Electronic – High-gain omnidirectional antennas for Wi-Fi mesh

frequencyradiotransmitterwireless

Hopefully this is the right SE site a question of this nature.

Basically what I want to do is set up a wireless transmitter using a high-gain omni/directional antenna as a test-bed mesh network between my brother and I. The range is well within the 30+ miles I see advertised on antennas for sale. What I don't understand is the frequencies and channels they advertise. 2.4Ghz 802.11g seems to fit within UHF, but I haven't found any clear indication that this is true, and I can't escape feeling like I'm oversimplifying this, or missing something.

PS: I'm happy to read any material supplied if an explanation is too verbose to propose here.

Best Answer

There's a tradeoff between antenna size (on both ends), transmit power, and data rate.

Many TV broadcast stations transmit relatively high data rates at medium distances to relatively small receive antennas by spending a lot of money at the transmit end: well over a 1,000,000 watt of power on a huge TV transmitter tower. Perhaps the antenna you mentioned can receive a TV broadcast from such a tower 30 miles away. But it is highly unlikely that the same antenna you mentioned can receive a WiFi broadcast at the maximum allowed WiFi power (1 watt) at the same distance, even if you happen to have a huge TV transmitter tower available.

There seem to be 2 directions you can go with this:

  • You have a fixed distance you must directly communicate over, how to accomplish this?
  • You want to experiment with Wi-Fi mesh; what are good ways to get a little more range, and what range is reasonable?

fixed distance

There seem to be several technologies that Real Soon Now can communicate 30 miles or more using unlicensed equipment (at slower data rates than WiFi):

WiMAX IEEE 802.16

IEEE 802.22TM ( IEEE 802.22 news )

"Wi-Fi-like technology"

My understanding is that none of them are really available commercially yet -- it is currently not possible to transmit 30 miles with off-the-shelf, unlicensed transmitter.

So if you absolutely must communicate that distance as soon as possible, you need to get some sort of license -- perhaps a ham radio license -- and use the kind of higher-powered transmitters that require a license in order to transmit legally.

Wi-Fi mesh

You could set up a wireless mesh network with a bunch of nodes between your place and your brother's place, so packets hop from one node to the next over the whole distance.

I see some theoretical discussion over at the WSN wiki and some more practical tips at the SeattleWireless wiki.

You might be able to use fewer in-between nodes by taking the advice of websites that discuss tweaking off-the-shelf WiFi devices to squeeze more range out of them, such as "Poor Man's WiFi". Generally these people replace the omnidirectional antenna of standard WiFi devices with highly directional antennas.
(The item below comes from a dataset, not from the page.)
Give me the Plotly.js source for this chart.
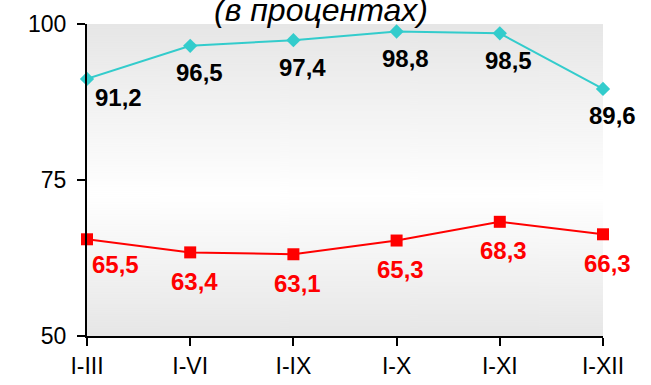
<!DOCTYPE html>
<html>
<head>
<meta charset="utf-8">
<script src="https://cdn.plot.ly/plotly-3.0.1.min.js"></script>
<style>
  html, body { margin: 0; padding: 0; background: #ffffff; }
  #chart { width: 651px; height: 385px; }
</style>
</head>
<body>
<div id="chart"></div>
<script>
// ---- data ----
const categories = ["I-III", "I-VI", "I-IX", "I-X", "I-XI", "I-XII"];
const seriesTop = [91.2, 96.5, 97.4, 98.8, 98.5, 89.6];
const seriesBottom = [65.5, 63.4, 63.1, 65.3, 68.3, 66.3];
const yTicks = [50, 75, 100];
const titleText = "(в процентах)";

const fmt = v => v.toFixed(1).replace(".", ",");
const FONT = "Liberation Sans, Arial, sans-serif";

// gradient background image for plot area
function gradientURL() {
  const c = document.createElement("canvas");
  c.width = 4; c.height = 312;
  const ctx = c.getContext("2d");
  const g = ctx.createLinearGradient(0, 0, 0, c.height);
  g.addColorStop(0, "#e6e6e6");
  g.addColorStop(0.55, "#ffffff");
  g.addColorStop(1, "#e6e6e6");
  ctx.fillStyle = g;
  ctx.fillRect(0, 0, c.width, c.height);
  return c.toDataURL("image/png");
}

const traces = [
  {
    x: categories, y: seriesTop, type: "scatter", mode: "lines+markers",
    line: { color: "#33CCCC", width: 2 },
    marker: { symbol: "diamond", size: 11, color: "#33CCCC" },
    cliponaxis: false, hoverinfo: "skip"
  },
  {
    x: categories, y: seriesBottom, type: "scatter", mode: "lines+markers",
    line: { color: "#FF0000", width: 2 },
    marker: { symbol: "square", size: 12, color: "#FF0000" },
    cliponaxis: false, hoverinfo: "skip"
  }
];

function labels(values, color, firstDx, firstDy, dx, dy) {
  return values.map((v, i) => ({
    x: categories[i], y: v, xref: "x", yref: "y",
    text: fmt(v), showarrow: false,
    xanchor: "center", yanchor: "middle",
    xshift: i === 0 ? firstDx : dx,
    yshift: -(i === 0 ? firstDy : dy),
    font: { family: FONT, size: 24, color: color, weight: "bold" }
  }));
}

const annotations = [
  ...labels(seriesTop, "#000000", 31, 19, 9, 27),
  ...labels(seriesBottom, "#FF0000", 28, 25, 4, 29)
];

const layout = {
  width: 651, height: 385,
  margin: { l: 87, r: 48, t: 24, b: 49, pad: 0 },
  paper_bgcolor: "#ffffff",
  plot_bgcolor: "rgba(0,0,0,0)",
  showlegend: false,
  font: { family: FONT, color: "#000000" },
  title: {
    text: titleText,
    font: { family: FONT, size: 32, style: "italic", color: "#000000" },
    x: 0.493, xref: "container", xanchor: "center",
    y: 0.975, yref: "container", yanchor: "middle"
  },
  annotations: annotations,
  images: [{
    source: gradientURL(), xref: "paper", yref: "paper",
    x: 0, y: 1, sizex: 1, sizey: 1, xanchor: "left", yanchor: "top",
    sizing: "stretch", layer: "below"
  }],
  xaxis: {
    type: "category", range: [0, 5], showgrid: false, zeroline: false,
    showline: true, linecolor: "#000000", linewidth: 2,
    ticks: "outside", ticklen: 8, tickwidth: 2, tickcolor: "#000000",
    tickfont: { size: 23, color: "#000000" }, fixedrange: true
  },
  yaxis: {
    range: [50, 100], tickvals: yTicks, ticktext: yTicks.map(String),
    showgrid: false, zeroline: false,
    showline: true, linecolor: "#000000", linewidth: 2,
    ticks: "outside", ticklen: 8, tickwidth: 2, tickcolor: "#000000",
    tickfont: { size: 23, color: "#000000" }, ticklabelstandoff: 6, fixedrange: true
  }
};

Plotly.newPlot("chart", traces, layout, { displayModeBar: false, staticPlot: true });
</script>
</body>
</html>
Even though the FCC requires people to set a lower transmit power on high-gain antennas (b), higher gain does give you significantly more range. Many of these places report success over line-of-sight distances well over 2 miles (a). 30 miles in one hop seems to be possible, but I suspect breaking it up into several shorter hops will be much easier. In principle, the more directional the antenna, the longer the range. However, highly-directional antennas are difficult to get aligned properly -- and if they aren't aligned properly, you get less signal than you would with a simpler, less directional antenna.